■ **Task requirements**: Output every entry exactly as written, skipping any pictures.

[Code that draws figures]
/---
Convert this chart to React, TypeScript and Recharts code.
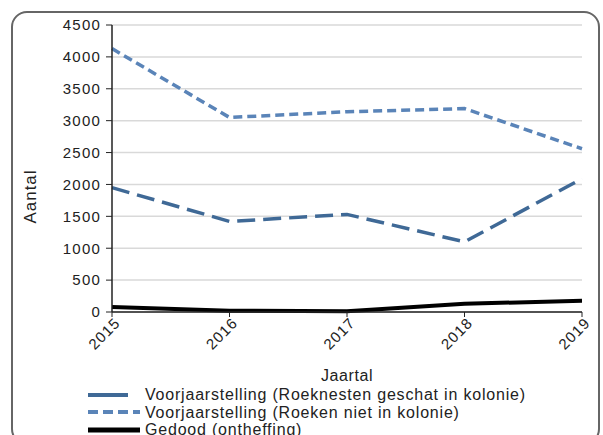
import React from 'react';
import { LineChart, Line, XAxis, YAxis, CartesianGrid, Legend } from 'recharts';

const years = ['2015', '2016', '2017', '2018', '2019'];
const nestsInColony = [1950, 1420, 1530, 1100, 2090];
const rooksNotInColony = [4130, 3050, 3140, 3190, 2560];
const killed = [80, 20, 10, 130, 175];
const yTicks = [0, 500, 1000, 1500, 2000, 2500, 3000, 3500, 4000, 4500];

const seriesNames = [
  'Voorjaarstelling (Roeknesten geschat in kolonie)',
  'Voorjaarstelling (Roeken niet in kolonie)',
  'Gedood (ontheffing)',
];

const data = years.map((y, i) => ({
  year: y,
  s1: nestsInColony[i],
  s2: rooksNotInColony[i],
  s3: killed[i],
}));

const FONT = '"Liberation Sans", Arial, sans-serif';

const XTick = (props: any) => {
  const { x, y, payload } = props;
  return (
    <text
      x={x}
      y={y}
      transform={`rotate(-45, ${x}, ${y})`}
      textAnchor="end"
      dy={10}
      dx={3}
      fontSize={15}
      letterSpacing={1}
      fill="#222"
      fontFamily={FONT}
    >
      {payload.value}
    </text>
  );
};

const LegendContent = (props: any) => {
  const payload = [...(props.payload || [])].sort(
    (a: any, b: any) => seriesNames.indexOf(a.value) - seriesNames.indexOf(b.value)
  );
  return (
    <div style={{ fontFamily: FONT, fontSize: 16, letterSpacing: '0.8px', color: '#222', lineHeight: '17.5px' }}>
      {payload.map((p: any, i: number) => (
        <div key={i} style={{ display: 'flex', alignItems: 'center', height: 17.5 }}>
          <svg width={56} height={10} style={{ marginRight: 3 }}>
            <line
              x1={2}
              y1={5}
              x2={i === 0 ? 42 : 54}
              y2={5}
              stroke={p.color}
              strokeWidth={i === 2 ? 5 : 4}
              strokeDasharray={i === 1 ? '10 5' : undefined}
            />
          </svg>
          <span>{p.value}</span>
        </div>
      ))}
    </div>
  );
};

export default function App() {
  return (
    <div style={{ position: 'absolute', left: 0, top: 0, width: 603, height: 435, overflow: 'hidden', background: '#fff' }}>
      <div
        style={{
          position: 'absolute',
          left: 11,
          top: 11,
          width: 585,
          height: 430,
          border: '2px solid #666',
          borderRadius: 16,
        }}
      />
      <LineChart
        width={603}
        height={435}
        data={data}
        margin={{ top: 25, right: 21, left: 0, bottom: 0 }}
        style={{ position: 'absolute', left: 0, top: 0 }}
      >
        <CartesianGrid vertical={false} stroke="#d9d9d9" strokeWidth={1.5} />
        <XAxis
          dataKey="year"
          height={123}
          tick={<XTick />}
          tickLine={{ stroke: '#222' }}
          axisLine={{ stroke: '#222', strokeWidth: 1.5 }}
          tickSize={5}
          interval={0}
          padding={{ left: 0, right: 0 }}
          label={{ value: 'Jaartal', position: 'insideTop', offset: 58, fontSize: 16, letterSpacing: 0.6, fill: '#222', fontFamily: FONT }}
        />
        <YAxis
          width={112}
          domain={[0, 4500]}
          ticks={yTicks}
          interval={0}
          tick={{ fontSize: 15, letterSpacing: 1.2, fill: '#222', fontFamily: FONT }}
          tickLine={{ stroke: '#222' }}
          axisLine={{ stroke: '#222', strokeWidth: 1.5 }}
          tickSize={6}
          tickMargin={5}
          label={{
            content: (lp: any) => {
              const vb = lp.viewBox;
              const cx = vb.x + 30;
              const cy = vb.y + vb.height / 2 + 28;
              return (
                <text
                  x={cx}
                  y={cy}
                  transform={`rotate(-90, ${cx}, ${cy})`}
                  textAnchor="middle"
                  dominantBaseline="central"
                  fontSize={17}
                  letterSpacing={1}
                  fill="#222"
                  fontFamily={FONT}
                >
                  Aantal
                </text>
              );
            },
          }}
        />
        <Legend
          content={<LegendContent />}
          layout="horizontal"
          verticalAlign="middle"
          align="center"
          wrapperStyle={{ position: 'absolute', left: 86, top: 386, width: 520 }}
        />
        <Line
          dataKey="s1"
          name={seriesNames[0]}
          stroke="#3f6996"
          strokeWidth={3.5}
          strokeDasharray="18 8"
          dot={false}
          isAnimationActive={false}
        />
        <Line
          dataKey="s2"
          name={seriesNames[1]}
          stroke="#5a84b8"
          strokeWidth={3.5}
          strokeDasharray="9 5"
          dot={false}
          isAnimationActive={false}
        />
        <Line
          dataKey="s3"
          name={seriesNames[2]}
          stroke="#000"
          strokeWidth={4}
          dot={false}
          isAnimationActive={false}
        />
      </LineChart>
    </div>
  );
}
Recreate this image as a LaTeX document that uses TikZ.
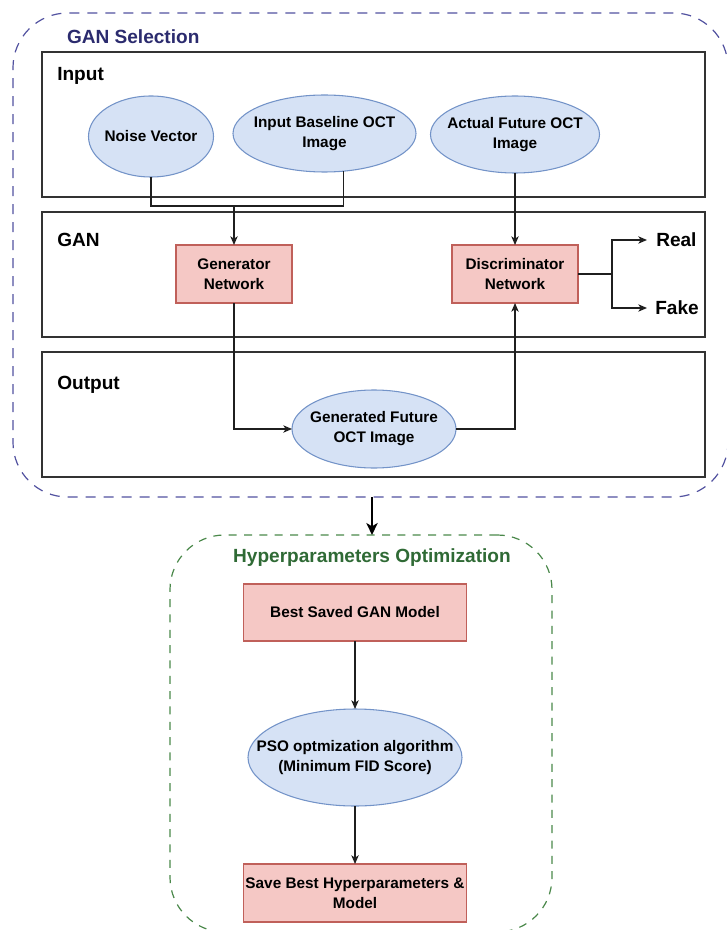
\---
■ **Worked answer**:
Convert this chart to React, TypeScript and Recharts code.
import React from 'react';
import { LineChart, Line, XAxis, YAxis, CartesianGrid, Legend } from 'recharts';

const years = ['2015', '2016', '2017', '2018', '2019'];
const nestsInColony = [1950, 1420, 1530, 1100, 2090];
const rooksNotInColony = [4130, 3050, 3140, 3190, 2560];
const killed = [80, 20, 10, 130, 175];
const yTicks = [0, 500, 1000, 1500, 2000, 2500, 3000, 3500, 4000, 4500];

const seriesNames = [
  'Voorjaarstelling (Roeknesten geschat in kolonie)',
  'Voorjaarstelling (Roeken niet in kolonie)',
  'Gedood (ontheffing)',
];

const data = years.map((y, i) => ({
  year: y,
  s1: nestsInColony[i],
  s2: rooksNotInColony[i],
  s3: killed[i],
}));

const FONT = '"Liberation Sans", Arial, sans-serif';

const XTick = (props: any) => {
  const { x, y, payload } = props;
  return (
    <text
      x={x}
      y={y}
      transform={`rotate(-45, ${x}, ${y})`}
      textAnchor="end"
      dy={10}
      dx={3}
      fontSize={15}
      letterSpacing={1}
      fill="#222"
      fontFamily={FONT}
    >
      {payload.value}
    </text>
  );
};

const LegendContent = (props: any) => {
  const payload = [...(props.payload || [])].sort(
    (a: any, b: any) => seriesNames.indexOf(a.value) - seriesNames.indexOf(b.value)
  );
  return (
    <div style={{ fontFamily: FONT, fontSize: 16, letterSpacing: '0.8px', color: '#222', lineHeight: '17.5px' }}>
      {payload.map((p: any, i: number) => (
        <div key={i} style={{ display: 'flex', alignItems: 'center', height: 17.5 }}>
          <svg width={56} height={10} style={{ marginRight: 3 }}>
            <line
              x1={2}
              y1={5}
              x2={i === 0 ? 42 : 54}
              y2={5}
              stroke={p.color}
              strokeWidth={i === 2 ? 5 : 4}
              strokeDasharray={i === 1 ? '10 5' : undefined}
            />
          </svg>
          <span>{p.value}</span>
        </div>
      ))}
    </div>
  );
};

export default function App() {
  return (
    <div style={{ position: 'absolute', left: 0, top: 0, width: 603, height: 435, overflow: 'hidden', background: '#fff' }}>
      <div
        style={{
          position: 'absolute',
          left: 11,
          top: 11,
          width: 585,
          height: 430,
          border: '2px solid #666',
          borderRadius: 16,
        }}
      />
      <LineChart
        width={603}
        height={435}
        data={data}
        margin={{ top: 25, right: 21, left: 0, bottom: 0 }}
        style={{ position: 'absolute', left: 0, top: 0 }}
      >
        <CartesianGrid vertical={false} stroke="#d9d9d9" strokeWidth={1.5} />
        <XAxis
          dataKey="year"
          height={123}
          tick={<XTick />}
          tickLine={{ stroke: '#222' }}
          axisLine={{ stroke: '#222', strokeWidth: 1.5 }}
          tickSize={5}
          interval={0}
          padding={{ left: 0, right: 0 }}
          label={{ value: 'Jaartal', position: 'insideTop', offset: 58, fontSize: 16, letterSpacing: 0.6, fill: '#222', fontFamily: FONT }}
        />
        <YAxis
          width={112}
          domain={[0, 4500]}
          ticks={yTicks}
          interval={0}
          tick={{ fontSize: 15, letterSpacing: 1.2, fill: '#222', fontFamily: FONT }}
          tickLine={{ stroke: '#222' }}
          axisLine={{ stroke: '#222', strokeWidth: 1.5 }}
          tickSize={6}
          tickMargin={5}
          label={{
            content: (lp: any) => {
              const vb = lp.viewBox;
              const cx = vb.x + 30;
              const cy = vb.y + vb.height / 2 + 28;
              return (
                <text
                  x={cx}
                  y={cy}
                  transform={`rotate(-90, ${cx}, ${cy})`}
                  textAnchor="middle"
                  dominantBaseline="central"
                  fontSize={17}
                  letterSpacing={1}
                  fill="#222"
                  fontFamily={FONT}
                >
                  Aantal
                </text>
              );
            },
          }}
        />
        <Legend
          content={<LegendContent />}
          layout="horizontal"
          verticalAlign="middle"
          align="center"
          wrapperStyle={{ position: 'absolute', left: 86, top: 386, width: 520 }}
        />
        <Line
          dataKey="s1"
          name={seriesNames[0]}
          stroke="#3f6996"
          strokeWidth={3.5}
          strokeDasharray="18 8"
          dot={false}
          isAnimationActive={false}
        />
        <Line
          dataKey="s2"
          name={seriesNames[1]}
          stroke="#5a84b8"
          strokeWidth={3.5}
          strokeDasharray="9 5"
          dot={false}
          isAnimationActive={false}
        />
        <Line
          dataKey="s3"
          name={seriesNames[2]}
          stroke="#000"
          strokeWidth={4}
          dot={false}
          isAnimationActive={false}
        />
      </LineChart>
    </div>
  );
}
Recreate this image as a LaTeX document that uses TikZ.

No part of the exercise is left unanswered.